Driving the salaries by immigration is an historical complaint worldwide. HackerNews or not.




If the goal really is to enable highly qualified people to come to the U.S. (separate from the usual immigration process) wouldn't a fairly simple tweak just be to take the wage into account in the allocation? There's currently a fixed quota, with two things that go into allocating it: 1) offers not paying the "prevailing wage" are disqualified; and 2) the remaining offers are allocated in first-come, first-serve fashion until the quota is reached, with no preference to good vs. bad offers.

Seems you could collapse those two issues by just saying: the 50,000 slots (or however many there will be) are auctioned off, or allocated in order of highest salary offer, or something similar. In theory the "invisible hand of the market" ought to then allocate the slots to where foreign talent is most needed, and the companies using it for cheap labor won't be able to outbid Google/etc. for the slots.

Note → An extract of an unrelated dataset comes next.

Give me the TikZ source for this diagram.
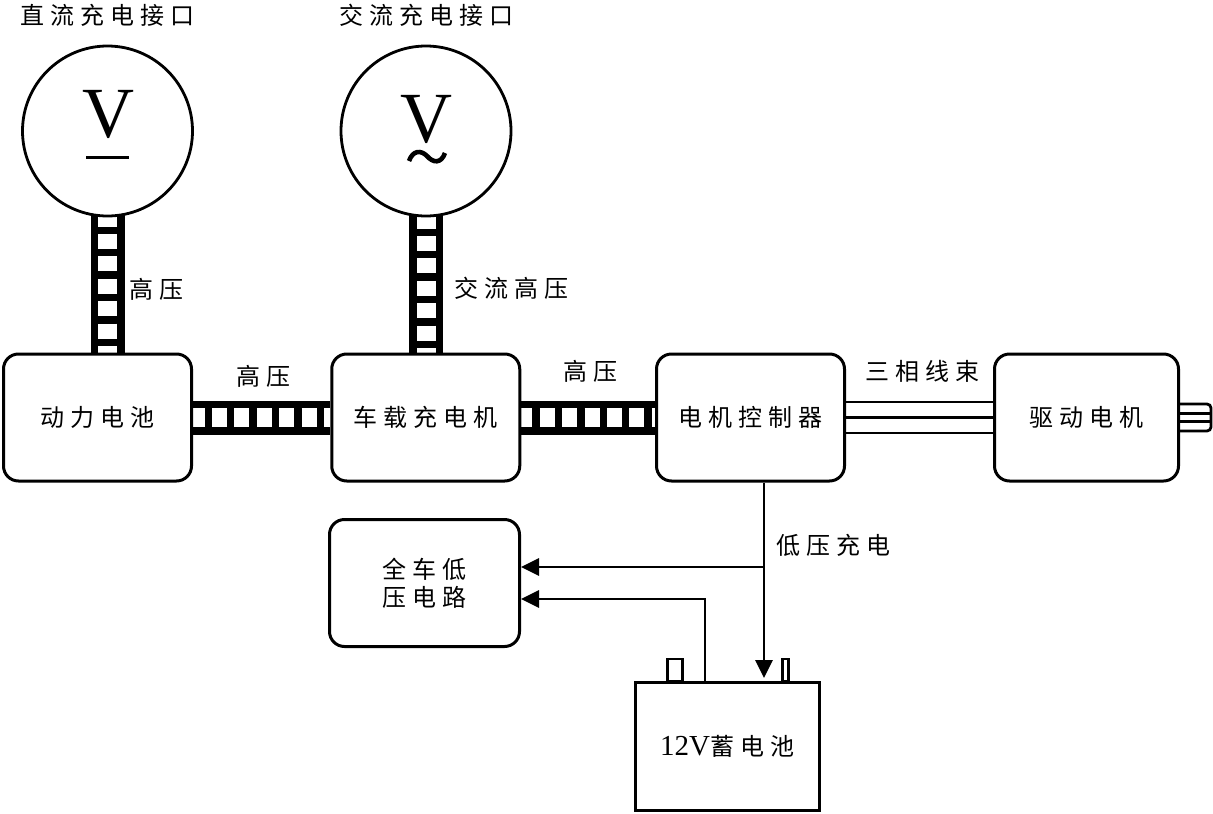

If that were the goal, the tweak would be simple -- give out more green cards to people with appropriate education. Let them come here and get jobs.

These programs suppress wages for low-end computer positions. If you were around in the 90s at a big company/government, you'd run into old guys who made big bucks tweaking COBOL and Operator types tweaking Batch jobs. The whole point of COBOL was that you could teach the average bean counter to write it, so the answer to the problem of these guys retiring was to import cheap workers and automate.

My grandparents all came to the U.S. from Ireland. No H-1 nonsense where you get tied to an employer, just plain immigration and a path to citizenship. It should be no different today.


The wage is already part of the criteria for application. USCIS only accept application if the salary of the visa beneficiary is comparable to a US citizen salary doing the same job.


I mentioned that part; that's the "prevailing wage" requirement in (1) in my comment above. I'm proposing prioritizing by wage beyond that, e.g. if there are 300,000 applications that meet the "prevailing wage" requirement, and 50,000 slots, instead of allocating the slots randomly or first-come-first-serve, allocate them highest-wage-first.


Then Facebook, Google, Apple & co could be the only one winning the hiring war.

Sponsoring someone would be too damn dangerous and expensive for smaller companies and startups.


Sure, markets are an imperfect way to allocate limited resources. But is a lottery really a better way? At least markets would allocate the slots in way that bears some relationship to where the maximum demand in the economy for those workers is.